The Best Part of the Trip

If you like to make frequent stops, plan long sightseeing excursions, and visit area friends or friends of friends, please don’t travel with me.

If you would like a leisurely trip with a full scrapbook at the end, travel with my sister Michele. Health needs and back pain have made her a great scenic traveler…besides the fact that she’s just better at enjoying the journey than I am.

Ask Michele the best part of a trip, and she’ll answer “the journey.”

Ask me? “Destination, for sure!”

Sometimes Michele and I have traveled together. Often, in fact. Those were memorable trips.

  • There’s the time we pulled the car over and hiked two miles along interstate 40 in Kansas eating sandwiches as we walked.
  • There’s the time we stopped at a Russell Stover outlet store and ate chocolate until we were sick. (Of course, that was when we were much younger. We wouldn’t be so foolish now.)
  • There’s the time we met the very nice couple at a McDonald’s stop who didn’t mind that one of us hit their parked car. (That particular stop wasn’t exactly in my itinerary for the trip.)
  • And one time, when Michele kindly handled my travel arrangements, I even had the fortune of spending the night in the home of someone who wondered “Now, how is it that we know you?” (Sort of an awkward moment.)

But if there is one thing I have learned (even if it was by force) from traveling with Michele, it is that the journey can actually be quite enjoyable.

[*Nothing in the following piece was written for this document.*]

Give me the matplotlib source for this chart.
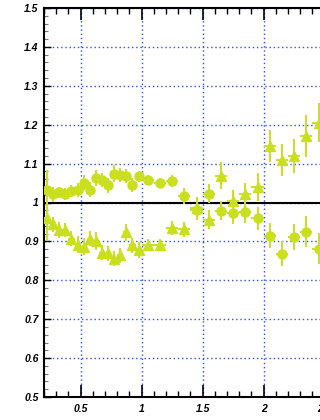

All things considered, enjoying the journey is far better than barreling toward a destination with no notice of the scenery along the way.

The miles I have traveled with Michele have changed me some. I am quicker to stop and more prone to plan for an enjoyable journey. But I haven’t completely conceded my focus on the destination.

I now believe they are both important. What fun is a journey without a destination? And what stress is worth a destination without a journey?

Thankfully, God made our journey of life such that it can be enjoyable!

…nor trust in uncertain riches, but in the living God, who giveth us richly all things to enjoy—1 Timothy 6:17

But the journey isn’t always picturesque and cheery. Sometimes it includes hiking through the prairie. Or long stretches of flat desert that seem to have no end. Or being stuck by the side of the road waiting for help to arrive. Or wreckage. Or directional questions with no easy answers.

At these points in the journey, the greatest joy is not the journey—but remembering the destination.

These all died in faith, not having received the promises, but having seen them afar off, and were persuaded of them, and embraced them, and confessed that they were strangers and pilgrims on the earth. For they that say such things declare plainly that they seek a country. And truly, if they had been mindful of that country from whence they came out, they might have had opportunity to have returned. But now they desire a better country, that is, an heavenly: wherefore God is not ashamed to be called their God: for he hath prepared for them a city.—Hebrews 11:13–16

Regardless of the highs and lows on the journey, there is a joyful destination for every child of God.

The journey can be enjoyable, but the destination is the best!